I got some delectable snapper at the big grocery in Whangarei, enjoyed this morning on vegetables with more of those raspberry kiwis on the side.
We're camping in the city, which is different and fun, though we're not staying long enough to do it justice. The people running this campground started doing so just one day before we arrived and weren't even unpacked when we pulled in. She reminds me of the woman who runs the kitchen on Downton Abbey, capable and flustered simultaneously, but extremely friendly and well meaning.
Very brief history--more here:
The Māori iwi Ngāpuhi occupied Whangarei from the early 19th century, and the Te Parawhau hapū lived at the head of the harbour. Captain James Cook and the crew of the Endeavour were the first Europeans to sight the Whangarei Harbour entrance. On 15 November 1769 in the harbour they caught about a hundred fish there which they classified as "bream" (probably snapper) prompting Cook to name the area Bream Bay.[2]
Whangarei Municipal Building
A friendly, funny, and smart woman called Shey cut my hair today.

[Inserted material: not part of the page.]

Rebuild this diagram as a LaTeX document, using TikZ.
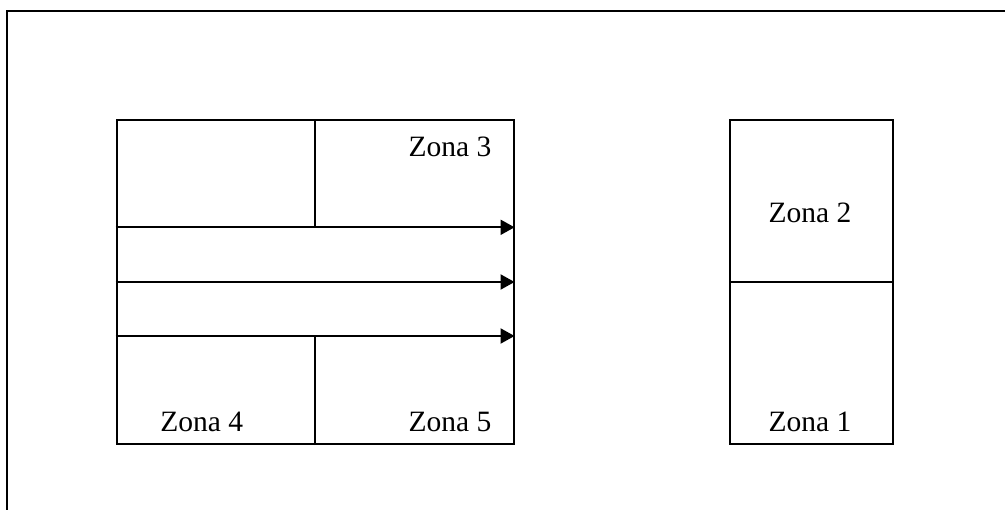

We had a most interesting exchange about her life so far: she left town for Australia, where she spent some years, finally finding herself at loose ends in the outback in desolate northwestern Australia, where she proceeded to meet her veddy English partner and now husband-to-be (the universe provides).
She asks what I want. I tell her I'd like her to fix my hair in the wake of several ham-handed self-trimmings, which I do with embroidery scissors. "I'm going to pretend I didn't hear that," she responds.
While I wait for Shey to cut Art's hair I thumb through the predictable salon mags. The piece on Prime Minister Jacinda Ardern, fluffy on the outside here, but made of strong internal stuff we know, was better than I expected. She is truly something.
All kinds of history
US Marines play blackjack in a camp near Whāngārei, circa 1943. These men are probably from the 3rd Marine Division, the bulk of which was stationed in camps around Auckland, Warkworth and Whāngārei before heading to the Solomon Islands in October 1943.